Aussi en conclusion, je souhaite poser quelques questions qui portent sur cette translation.

Ne peut-on d'abord entendre ce travail du dénuement et du dépouillement, dans un travail sur le matériau sonore lui-même? Par ailleurs, cette incantation, cet exercice spirituel, ce travail du temps et de la durée, ne s'inscrivent-t- ils pas dans l'usage frappant à l'intérieur de l'écriture beethovénienne, du travail sur la répétition (p. 251, l'auteur parle à propos du travail sur la mémoire musicale de "la fonction de la répétition en musique": "piétinement, impasse, joie intense, révélateur de mémoire musicale ou incantation"). N'y a-t-il pas dans la duplication thématique ou rythmique, une manière de briser la linéarité d'une temporalité continue, une manière de faire droit à la question, de s'installer dans une forme d'interrogation, quelque chose aussi comme le surgissement dans l'étoffe du sonore de la concentration méditative? Ne peut-on enfin s'interroger dans cette perspective sur la place des variations chez Beethoven, variations qui ne sont ni ornementales, ni rhétoriques, et dont il revendique et l'importance et l'originalité? N'est-ce pas là une manière de s'emparer d'un thème, de le pétrir, de se l'approprier jusqu'à le faire imploser, jusqu'à surtout faire disparaître l'idée même d'une origine ou d'une référence maîtresse?

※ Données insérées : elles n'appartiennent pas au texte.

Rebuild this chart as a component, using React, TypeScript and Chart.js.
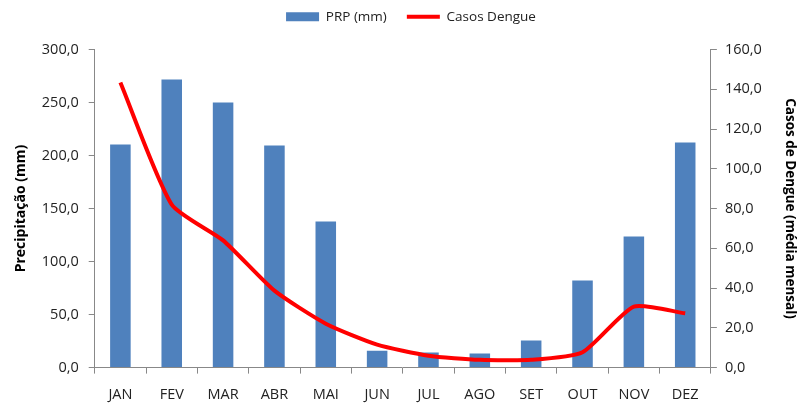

Comme le dit Boucourechliev à propos des Variations Diabelli: "thème et variation deviennent des notions réversibles". La variation ne pourrait-elle aussi constituer un exercice spirituel que ferait Beethoven dans son propre rapport à la référence?

Autant de pistes sur lesquelles le livre d'E. Brisson donne envie de prolonger la lecture par de nouvelles écoutes et de fructueuses discussions.